** Required work **
Please write out the lines of the data exactly, beginning with the first and ending with the line containing "21, 22, 23];"; leave the pictures behind.

** Exercise material **
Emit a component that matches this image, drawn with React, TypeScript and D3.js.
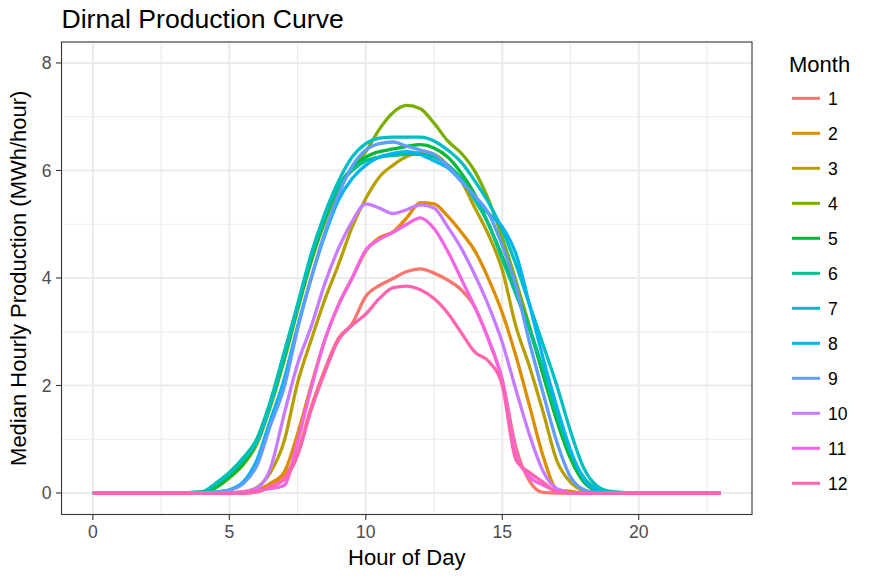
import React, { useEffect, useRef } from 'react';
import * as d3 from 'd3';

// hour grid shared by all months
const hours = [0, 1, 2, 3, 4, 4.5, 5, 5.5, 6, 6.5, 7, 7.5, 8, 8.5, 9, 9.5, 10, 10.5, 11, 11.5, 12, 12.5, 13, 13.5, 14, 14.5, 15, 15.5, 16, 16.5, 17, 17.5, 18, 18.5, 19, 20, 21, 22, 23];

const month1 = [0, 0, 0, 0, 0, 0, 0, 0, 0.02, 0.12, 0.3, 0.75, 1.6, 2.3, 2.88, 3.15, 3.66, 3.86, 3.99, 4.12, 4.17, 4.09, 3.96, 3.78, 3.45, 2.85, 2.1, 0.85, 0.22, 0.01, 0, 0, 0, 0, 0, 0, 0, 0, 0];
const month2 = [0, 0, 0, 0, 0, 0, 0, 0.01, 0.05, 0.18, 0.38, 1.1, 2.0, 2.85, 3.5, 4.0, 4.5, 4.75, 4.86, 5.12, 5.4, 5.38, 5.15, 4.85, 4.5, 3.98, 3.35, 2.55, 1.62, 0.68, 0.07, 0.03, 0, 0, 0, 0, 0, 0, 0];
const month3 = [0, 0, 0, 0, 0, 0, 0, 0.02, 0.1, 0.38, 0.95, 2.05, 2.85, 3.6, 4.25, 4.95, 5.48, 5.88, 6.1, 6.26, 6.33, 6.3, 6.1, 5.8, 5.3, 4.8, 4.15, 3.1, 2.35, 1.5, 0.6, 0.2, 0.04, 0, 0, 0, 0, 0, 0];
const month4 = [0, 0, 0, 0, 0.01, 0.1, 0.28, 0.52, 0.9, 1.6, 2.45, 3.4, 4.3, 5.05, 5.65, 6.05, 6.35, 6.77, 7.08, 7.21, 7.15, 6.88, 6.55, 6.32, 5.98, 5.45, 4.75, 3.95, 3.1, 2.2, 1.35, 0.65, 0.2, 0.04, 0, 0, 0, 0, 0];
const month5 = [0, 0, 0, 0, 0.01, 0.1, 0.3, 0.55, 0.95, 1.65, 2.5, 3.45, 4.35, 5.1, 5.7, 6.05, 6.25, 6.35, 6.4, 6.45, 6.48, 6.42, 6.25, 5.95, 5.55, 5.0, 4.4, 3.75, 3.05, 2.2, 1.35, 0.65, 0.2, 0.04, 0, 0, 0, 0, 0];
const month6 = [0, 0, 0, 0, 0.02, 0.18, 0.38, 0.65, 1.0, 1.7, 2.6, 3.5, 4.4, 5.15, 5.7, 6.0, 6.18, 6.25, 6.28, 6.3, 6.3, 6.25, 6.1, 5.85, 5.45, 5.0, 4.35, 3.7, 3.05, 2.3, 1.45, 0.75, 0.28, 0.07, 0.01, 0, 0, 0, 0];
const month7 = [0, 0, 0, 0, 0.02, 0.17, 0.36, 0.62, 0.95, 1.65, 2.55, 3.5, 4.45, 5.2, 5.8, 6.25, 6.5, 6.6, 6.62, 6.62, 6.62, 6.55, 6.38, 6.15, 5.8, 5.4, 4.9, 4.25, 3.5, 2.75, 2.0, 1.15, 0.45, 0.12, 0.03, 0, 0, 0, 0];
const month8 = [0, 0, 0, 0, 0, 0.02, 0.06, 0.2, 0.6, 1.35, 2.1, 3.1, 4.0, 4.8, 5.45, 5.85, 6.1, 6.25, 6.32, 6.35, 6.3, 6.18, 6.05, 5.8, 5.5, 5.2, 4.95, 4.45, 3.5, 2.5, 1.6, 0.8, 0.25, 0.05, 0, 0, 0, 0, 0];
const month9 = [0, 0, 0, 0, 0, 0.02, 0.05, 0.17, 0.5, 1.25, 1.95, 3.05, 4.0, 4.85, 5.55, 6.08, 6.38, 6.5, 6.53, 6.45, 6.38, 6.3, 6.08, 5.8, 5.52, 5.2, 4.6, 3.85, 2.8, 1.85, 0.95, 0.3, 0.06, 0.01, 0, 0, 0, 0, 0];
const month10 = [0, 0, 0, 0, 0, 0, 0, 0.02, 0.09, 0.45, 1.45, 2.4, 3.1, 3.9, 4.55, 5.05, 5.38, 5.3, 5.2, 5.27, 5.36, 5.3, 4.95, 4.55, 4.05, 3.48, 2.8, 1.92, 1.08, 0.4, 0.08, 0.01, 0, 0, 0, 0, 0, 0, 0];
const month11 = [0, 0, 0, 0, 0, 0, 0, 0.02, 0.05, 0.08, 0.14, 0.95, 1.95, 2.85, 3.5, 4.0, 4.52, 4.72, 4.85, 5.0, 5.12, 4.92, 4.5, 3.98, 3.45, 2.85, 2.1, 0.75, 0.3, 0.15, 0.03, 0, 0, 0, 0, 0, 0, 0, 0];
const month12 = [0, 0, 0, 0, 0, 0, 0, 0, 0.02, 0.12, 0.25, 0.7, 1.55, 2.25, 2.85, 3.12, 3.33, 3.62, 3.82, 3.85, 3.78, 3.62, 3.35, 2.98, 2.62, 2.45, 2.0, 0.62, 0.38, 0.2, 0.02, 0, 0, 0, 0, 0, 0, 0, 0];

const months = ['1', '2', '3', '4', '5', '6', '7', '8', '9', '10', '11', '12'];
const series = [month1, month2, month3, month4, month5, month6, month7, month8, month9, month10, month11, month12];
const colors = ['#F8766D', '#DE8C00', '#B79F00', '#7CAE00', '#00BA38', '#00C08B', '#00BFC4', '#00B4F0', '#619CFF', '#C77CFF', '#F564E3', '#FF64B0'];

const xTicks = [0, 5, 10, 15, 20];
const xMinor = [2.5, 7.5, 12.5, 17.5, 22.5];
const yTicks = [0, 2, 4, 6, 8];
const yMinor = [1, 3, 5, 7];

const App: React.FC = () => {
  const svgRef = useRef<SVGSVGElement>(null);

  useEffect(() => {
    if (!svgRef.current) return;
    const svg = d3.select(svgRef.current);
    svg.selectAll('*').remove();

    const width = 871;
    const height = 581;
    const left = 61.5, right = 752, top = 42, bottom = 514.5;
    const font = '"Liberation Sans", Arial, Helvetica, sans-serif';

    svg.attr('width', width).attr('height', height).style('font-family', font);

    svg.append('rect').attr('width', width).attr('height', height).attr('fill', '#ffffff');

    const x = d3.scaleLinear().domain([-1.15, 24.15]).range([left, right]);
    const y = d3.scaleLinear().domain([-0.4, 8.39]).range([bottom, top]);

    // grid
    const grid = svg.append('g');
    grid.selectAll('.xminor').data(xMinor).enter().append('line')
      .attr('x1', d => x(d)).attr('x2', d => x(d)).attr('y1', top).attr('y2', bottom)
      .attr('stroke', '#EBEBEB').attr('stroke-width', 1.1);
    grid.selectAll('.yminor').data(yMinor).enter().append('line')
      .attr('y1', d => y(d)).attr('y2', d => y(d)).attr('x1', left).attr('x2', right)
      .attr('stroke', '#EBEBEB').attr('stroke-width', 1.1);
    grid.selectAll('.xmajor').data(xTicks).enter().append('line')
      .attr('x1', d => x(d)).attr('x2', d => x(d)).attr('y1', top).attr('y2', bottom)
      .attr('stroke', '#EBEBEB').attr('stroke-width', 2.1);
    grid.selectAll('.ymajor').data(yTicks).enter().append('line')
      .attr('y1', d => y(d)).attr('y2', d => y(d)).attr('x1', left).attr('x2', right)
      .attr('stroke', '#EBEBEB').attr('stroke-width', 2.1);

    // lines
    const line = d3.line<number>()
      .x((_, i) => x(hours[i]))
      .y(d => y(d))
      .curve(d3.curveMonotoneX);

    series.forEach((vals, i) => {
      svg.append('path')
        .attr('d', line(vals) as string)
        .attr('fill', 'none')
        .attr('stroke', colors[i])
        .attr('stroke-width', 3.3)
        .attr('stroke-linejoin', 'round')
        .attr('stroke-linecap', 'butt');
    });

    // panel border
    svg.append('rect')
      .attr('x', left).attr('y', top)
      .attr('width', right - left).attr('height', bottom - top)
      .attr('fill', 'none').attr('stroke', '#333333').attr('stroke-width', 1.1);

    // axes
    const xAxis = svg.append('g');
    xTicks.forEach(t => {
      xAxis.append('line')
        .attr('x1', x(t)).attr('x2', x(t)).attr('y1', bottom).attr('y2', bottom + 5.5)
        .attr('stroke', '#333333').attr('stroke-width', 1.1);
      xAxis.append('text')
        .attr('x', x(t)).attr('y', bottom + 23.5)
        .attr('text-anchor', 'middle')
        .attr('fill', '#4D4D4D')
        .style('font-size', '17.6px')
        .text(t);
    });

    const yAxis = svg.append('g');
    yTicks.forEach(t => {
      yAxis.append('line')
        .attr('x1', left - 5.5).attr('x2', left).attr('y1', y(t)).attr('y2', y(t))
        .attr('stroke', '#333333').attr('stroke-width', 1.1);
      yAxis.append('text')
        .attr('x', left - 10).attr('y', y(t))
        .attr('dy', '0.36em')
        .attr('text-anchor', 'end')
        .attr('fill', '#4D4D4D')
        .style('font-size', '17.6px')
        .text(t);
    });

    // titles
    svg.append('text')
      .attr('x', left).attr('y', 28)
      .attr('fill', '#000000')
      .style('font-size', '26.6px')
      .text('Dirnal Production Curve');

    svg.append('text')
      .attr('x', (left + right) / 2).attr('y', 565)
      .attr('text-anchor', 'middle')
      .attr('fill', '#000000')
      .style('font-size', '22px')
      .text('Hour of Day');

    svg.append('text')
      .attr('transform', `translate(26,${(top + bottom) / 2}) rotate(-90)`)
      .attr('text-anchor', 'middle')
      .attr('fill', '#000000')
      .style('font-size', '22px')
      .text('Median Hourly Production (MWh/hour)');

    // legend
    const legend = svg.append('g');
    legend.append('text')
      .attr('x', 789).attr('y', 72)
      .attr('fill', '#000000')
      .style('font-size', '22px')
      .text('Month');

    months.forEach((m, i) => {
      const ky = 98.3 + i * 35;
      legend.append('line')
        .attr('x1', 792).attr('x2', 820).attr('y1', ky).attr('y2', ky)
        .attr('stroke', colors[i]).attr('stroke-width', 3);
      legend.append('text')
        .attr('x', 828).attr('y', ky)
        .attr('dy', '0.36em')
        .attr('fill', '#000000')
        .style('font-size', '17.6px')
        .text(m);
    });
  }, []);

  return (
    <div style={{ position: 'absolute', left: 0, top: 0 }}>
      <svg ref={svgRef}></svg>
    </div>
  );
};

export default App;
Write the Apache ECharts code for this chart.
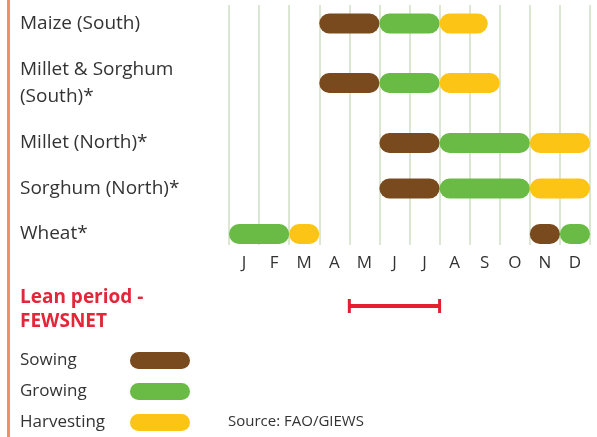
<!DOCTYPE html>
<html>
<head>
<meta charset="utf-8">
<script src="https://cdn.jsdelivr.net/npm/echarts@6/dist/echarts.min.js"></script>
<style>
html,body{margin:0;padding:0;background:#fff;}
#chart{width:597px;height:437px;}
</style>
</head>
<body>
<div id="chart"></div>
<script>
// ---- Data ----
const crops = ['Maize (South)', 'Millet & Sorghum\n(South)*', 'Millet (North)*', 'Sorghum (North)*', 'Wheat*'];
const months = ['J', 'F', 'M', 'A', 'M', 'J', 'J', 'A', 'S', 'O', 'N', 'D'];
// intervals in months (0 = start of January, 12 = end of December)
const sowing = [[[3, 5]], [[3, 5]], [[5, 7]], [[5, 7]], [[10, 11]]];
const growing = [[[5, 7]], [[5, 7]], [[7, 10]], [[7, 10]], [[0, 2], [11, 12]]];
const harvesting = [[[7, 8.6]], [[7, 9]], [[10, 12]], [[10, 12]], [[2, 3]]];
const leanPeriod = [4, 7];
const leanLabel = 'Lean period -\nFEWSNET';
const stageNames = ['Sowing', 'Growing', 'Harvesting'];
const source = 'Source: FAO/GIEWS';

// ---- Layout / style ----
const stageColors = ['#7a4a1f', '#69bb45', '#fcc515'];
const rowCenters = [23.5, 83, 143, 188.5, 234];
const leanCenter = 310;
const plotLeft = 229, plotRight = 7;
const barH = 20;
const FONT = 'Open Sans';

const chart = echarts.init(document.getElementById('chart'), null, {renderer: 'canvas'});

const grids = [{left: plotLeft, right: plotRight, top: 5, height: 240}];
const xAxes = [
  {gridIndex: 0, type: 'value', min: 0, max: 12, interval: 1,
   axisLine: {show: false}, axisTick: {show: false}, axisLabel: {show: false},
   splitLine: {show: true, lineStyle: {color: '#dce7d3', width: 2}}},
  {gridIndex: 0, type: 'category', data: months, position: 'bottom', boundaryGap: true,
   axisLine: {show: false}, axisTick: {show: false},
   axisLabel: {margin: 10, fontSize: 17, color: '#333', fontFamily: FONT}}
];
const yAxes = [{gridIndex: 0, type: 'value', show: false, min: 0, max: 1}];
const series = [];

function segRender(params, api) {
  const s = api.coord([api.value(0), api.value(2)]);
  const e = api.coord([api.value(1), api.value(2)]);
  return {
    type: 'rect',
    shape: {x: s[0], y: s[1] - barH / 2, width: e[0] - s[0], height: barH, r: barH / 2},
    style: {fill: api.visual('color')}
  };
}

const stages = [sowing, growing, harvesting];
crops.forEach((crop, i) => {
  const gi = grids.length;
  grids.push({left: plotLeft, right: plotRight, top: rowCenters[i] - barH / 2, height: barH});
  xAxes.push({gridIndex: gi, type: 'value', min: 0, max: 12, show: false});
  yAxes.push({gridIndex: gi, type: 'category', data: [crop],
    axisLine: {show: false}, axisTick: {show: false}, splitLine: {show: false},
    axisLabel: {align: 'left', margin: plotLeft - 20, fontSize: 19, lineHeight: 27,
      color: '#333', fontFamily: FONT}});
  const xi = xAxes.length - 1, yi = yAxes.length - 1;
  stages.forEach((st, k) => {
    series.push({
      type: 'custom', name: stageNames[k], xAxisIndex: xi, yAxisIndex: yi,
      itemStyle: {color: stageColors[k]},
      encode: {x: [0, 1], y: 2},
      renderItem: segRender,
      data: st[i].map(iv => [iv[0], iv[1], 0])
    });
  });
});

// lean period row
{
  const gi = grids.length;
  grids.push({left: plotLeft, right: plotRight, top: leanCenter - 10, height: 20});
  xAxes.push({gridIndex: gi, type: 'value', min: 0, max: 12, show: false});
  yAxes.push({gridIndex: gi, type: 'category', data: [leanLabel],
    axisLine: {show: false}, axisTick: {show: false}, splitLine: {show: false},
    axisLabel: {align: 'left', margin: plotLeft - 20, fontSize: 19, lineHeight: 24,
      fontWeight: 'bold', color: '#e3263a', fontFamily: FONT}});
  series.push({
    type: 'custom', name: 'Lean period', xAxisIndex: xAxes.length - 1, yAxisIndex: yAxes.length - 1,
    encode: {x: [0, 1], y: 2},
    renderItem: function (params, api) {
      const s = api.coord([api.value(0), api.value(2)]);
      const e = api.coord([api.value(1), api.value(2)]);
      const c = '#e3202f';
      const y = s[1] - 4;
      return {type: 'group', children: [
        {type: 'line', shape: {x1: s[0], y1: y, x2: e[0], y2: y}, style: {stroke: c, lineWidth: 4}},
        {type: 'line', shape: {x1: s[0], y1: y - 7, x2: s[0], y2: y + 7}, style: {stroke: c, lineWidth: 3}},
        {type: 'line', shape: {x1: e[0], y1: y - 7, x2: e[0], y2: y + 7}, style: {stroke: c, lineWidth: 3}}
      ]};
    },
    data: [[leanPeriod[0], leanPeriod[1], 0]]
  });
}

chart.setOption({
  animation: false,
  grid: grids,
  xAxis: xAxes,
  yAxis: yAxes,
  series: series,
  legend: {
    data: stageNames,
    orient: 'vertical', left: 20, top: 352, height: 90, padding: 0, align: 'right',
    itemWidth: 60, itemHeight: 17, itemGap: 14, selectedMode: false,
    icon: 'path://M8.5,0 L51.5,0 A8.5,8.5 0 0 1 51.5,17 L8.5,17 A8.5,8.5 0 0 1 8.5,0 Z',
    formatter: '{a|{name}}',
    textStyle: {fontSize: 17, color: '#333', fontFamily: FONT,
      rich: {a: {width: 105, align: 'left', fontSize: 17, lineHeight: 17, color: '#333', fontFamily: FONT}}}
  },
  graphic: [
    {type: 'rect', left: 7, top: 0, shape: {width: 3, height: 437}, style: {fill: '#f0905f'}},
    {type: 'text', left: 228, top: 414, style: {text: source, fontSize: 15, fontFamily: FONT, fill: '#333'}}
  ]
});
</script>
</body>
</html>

** Reply **
Emit a component that matches this image, drawn with React, TypeScript and D3.js.
import React, { useEffect, useRef } from 'react';
import * as d3 from 'd3';

// hour grid shared by all months
const hours = [0, 1, 2, 3, 4, 4.5, 5, 5.5, 6, 6.5, 7, 7.5, 8, 8.5, 9, 9.5, 10, 10.5, 11, 11.5, 12, 12.5, 13, 13.5, 14, 14.5, 15, 15.5, 16, 16.5, 17, 17.5, 18, 18.5, 19, 20, 21, 22, 23];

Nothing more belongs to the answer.